Ce savoir-faire artisanal, plusieurs autres collaborateurs de Sébastien Pilote le démontrent dans cette œuvre. Des costumes de Francesca Chamberland, qui épousent bien la personnalité de chacun, à la rigoureuse direction artistique de Jean Babin, chaque métier semble avoir compris parfaitement les souhaits du réalisateur. Il en va de même de Philippe Brault; le compositeur a su souligner juste assez certaines scènes, maîtrisant avec aisance l’intensité de ses accompagnements sonores.

Et il y a aussi toute l’équipe de comédiens, que Sébastien Pilote a dirigés adroitement, chacune et chacun jouant la même partition, valorisant le travail d’équipe plutôt que la compétition. En arrêtant son choix sur la jeune Sara Montpetit, Sébastien Pilote a vu juste. Pour un premier rôle au cinéma, celle que nous pourrons voir l’an prochain dans Chien blanc d’Anaïs Barbeau-Lavalette et Falcon Lake de Charlotte Le Bon est une force tranquille, capable d’être à la fois physique et possédant une riche intériorité. Avec son faciès angélique et son fier caractère, Montpetit n’est pas sans nous rappeler Geneviève Bujold à ses débuts, celle qui a éventuellement interprété Élisabeth dans le Kamouraska de Claude Jutra, autre classique de chez nous sur les possibles amours d’une jeune femme. Sébastien Ricard continue sur sa belle lancée, campant un Samuel Chapdelaine exigeant, mais bienveillant. Hélène Florent le seconde bien à la tête de ce clan, créant une Laura Chapdelaine droite et souriante, ne s’en laissant pas imposer par les rigueurs de sa réalité, et ne se gênant pas pour partager tout haut ses états d’âme. Les trois prétendants affichent avec retenue leurs différents étendards : c’est Émile Schneider qui porte en lui les élans d’un François Paradis vite attachant; Antoine Olivier Pilon, discret et vaillant, nous montre un Eutrope Gagnon serein et présent; et Robert Naylor, le malhabile et riche Lorenzo Surprenant, a bien compris les prétentions de son personnage. Encore une fois, Martin Dubreuil excelle dans tous les plans où son Edwige Légaré se trouve, entre l’effort du gars des bois et la farce rassembleuse bien racontée autour du feu.

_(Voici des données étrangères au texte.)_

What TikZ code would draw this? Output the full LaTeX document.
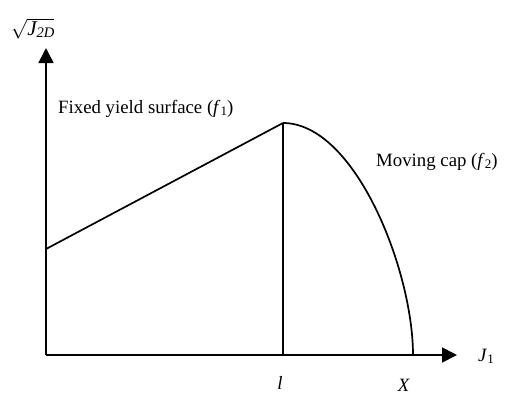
\documentclass[tikz,border=0pt]{standalone}
\usepackage{fontspec}
\setmainfont{Liberation Serif}
\usetikzlibrary{arrows.meta}
\newcommand{\mi}[1]{\textit{#1}}
\newcommand{\msub}[1]{\raisebox{-0.3ex}{\fontsize{13}{15}\selectfont #1}}
\begin{document}
\begin{tikzpicture}[x=1pt,y=-1pt,
  ln/.style={line width=1.7pt},
  axis/.style={line width=1.7pt,-{Triangle[length=15pt,width=15pt]}},
  lbl/.style={font=\fontsize{18.8}{22}\selectfont, inner sep=0pt}]
\useasboundingbox (0,0) rectangle (516,394);
\coordinate (O) at (46,355);
\coordinate (ytop) at (46,48);
\coordinate (xend) at (457,355);
\coordinate (A) at (46,249);
\coordinate (P) at (283,123);
\coordinate (Pb) at (283,355);
\coordinate (Xp) at (413,355);
\draw[axis] (O) -- (ytop);
\draw[axis] (O) -- (xend);
\draw[ln] (A) -- (P);
\draw[ln] (P) -- (Pb);
\draw[ln] (P) .. controls (355,123) and (413,270) .. (Xp);
\node[lbl,anchor=base west,scale=1.12] (ylab) at (11,35) {$\sqrt{\mi{J}\msub{\mi{2D}}}$};
\node[lbl,anchor=base west] (f1) at (58,113) {Fixed yield surface (\mi{f}\msub{1})};
\node[lbl,anchor=base west] (f2) at (376,166) {Moving cap (\mi{f}\msub{2})};
\node[lbl,anchor=base west] (xlab) at (478,361) {\mi{J}\msub{1}};
\node[lbl,anchor=base] (llab) at (280,389) {\mi{l}};
\node[lbl,anchor=base] (Xlab) at (404,391) {\mi{X}};
\end{tikzpicture}
\end{document}
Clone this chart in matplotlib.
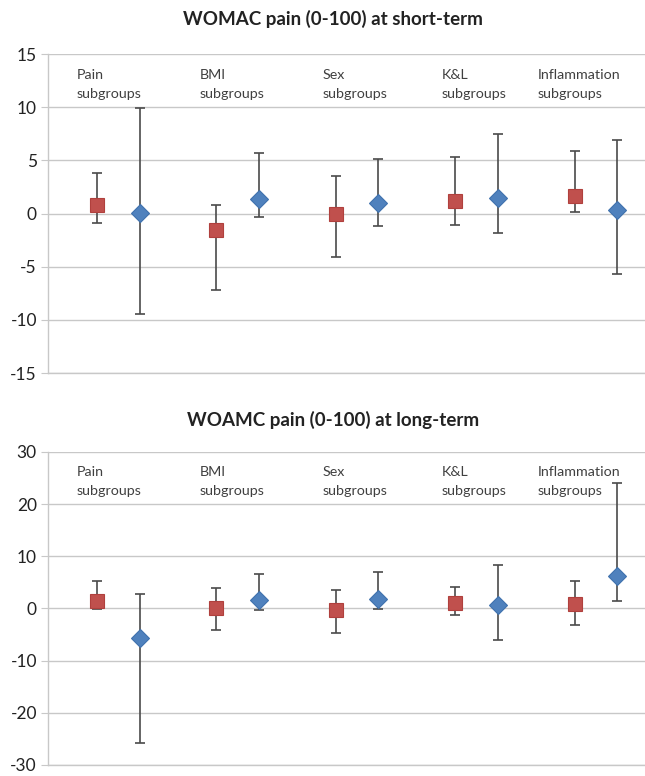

Sébastien Pilote, si bien entouré, a construit une magnifique fresque humaine et vivante. Après son Maria Chapdelaine, gageons que plus jamais personne ne voudra adapter le roman de Louis Hémon, tellement sa compréhension par le cinéaste originaire de Saint-Ambroise est totale. Les images de Michel La Veaux nous resteront en tête longtemps, tout comme les flammes brunes du regard perçant de Sara Montpetit. Pour pleinement l’apprécier, c’est certainement sur grand écran qu’il vous faut découvrir ce film plein d’amour et de résilience, ce dont nous avons bien besoin à notre époque où les désirs n’ont plus le temps d’attendre le prochain printemps.